Ser veterinario es oír los maullidos, mugidos, balidos, relinchos, cacareos, y ladridos, y principalmente, interpretarlos y entenderlos. Es gustar de la tierra mojada, del campo, del monte, de los espacios abiertos, de lunas y lluvias.
Ser veterinario es no importar si los animales piensan, pero si, si sufren. Es dedicar parte de su ser al arte de salvar sus vidas. Ser veterinario es aproximarse a los instintos. Es perder los miedos. Es ganar amigos de pelos y plumas, que jamás te van a decepcionar.
Ser veterinario es detestar encierros y jaulas. Es perder un tiempo enorme apreciando rebaños, tropillas, y vuelos de pájaros. Es descubrirse permanentemente, a si mismo, a través de los animales.

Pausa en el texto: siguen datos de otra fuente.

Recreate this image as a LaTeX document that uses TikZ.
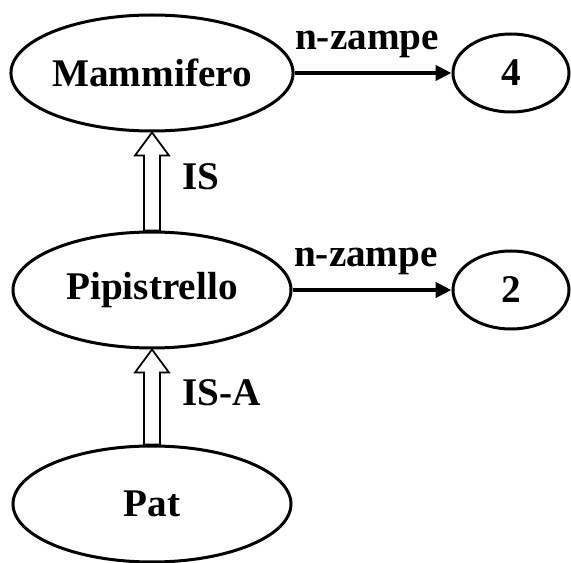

Ser veterinario es ser capaz de entender meneos de colas, arañazos cariñosos y mordiscos de afecto. Ser veterinario es ser capaz de entender ojos tristes, orejas caídas, narices calientes, inquietudes o reposos anormales.
Ser veterinario es entender el lenguaje corporal de los animales, pedidos mudos de ayuda, interpretar gestos y actitudes de dolor, y conocer la forma de aliviarlos. Es sentir olor de pelo mojado, de almohada con esencia de gato, de ovejas, de corral, de estiércol.
Ser veterinario es tener el coraje de penetrar en un mundo diferente y ser igual. Es tener capacidad de comprender gratitudes mudas, más sin duda alguna, las únicas verdaderas. Es oler el aliento de un cachorro lactante y recordar su propia niñez.
Ser veterinario es convivir lado a lado con enseñanzas profundas sobre amor y vida. Ser veterinario es participar diariamente del milagro de la vida. Es convivir con la muerte, saber que es definitiva, pero no siempre desagradable.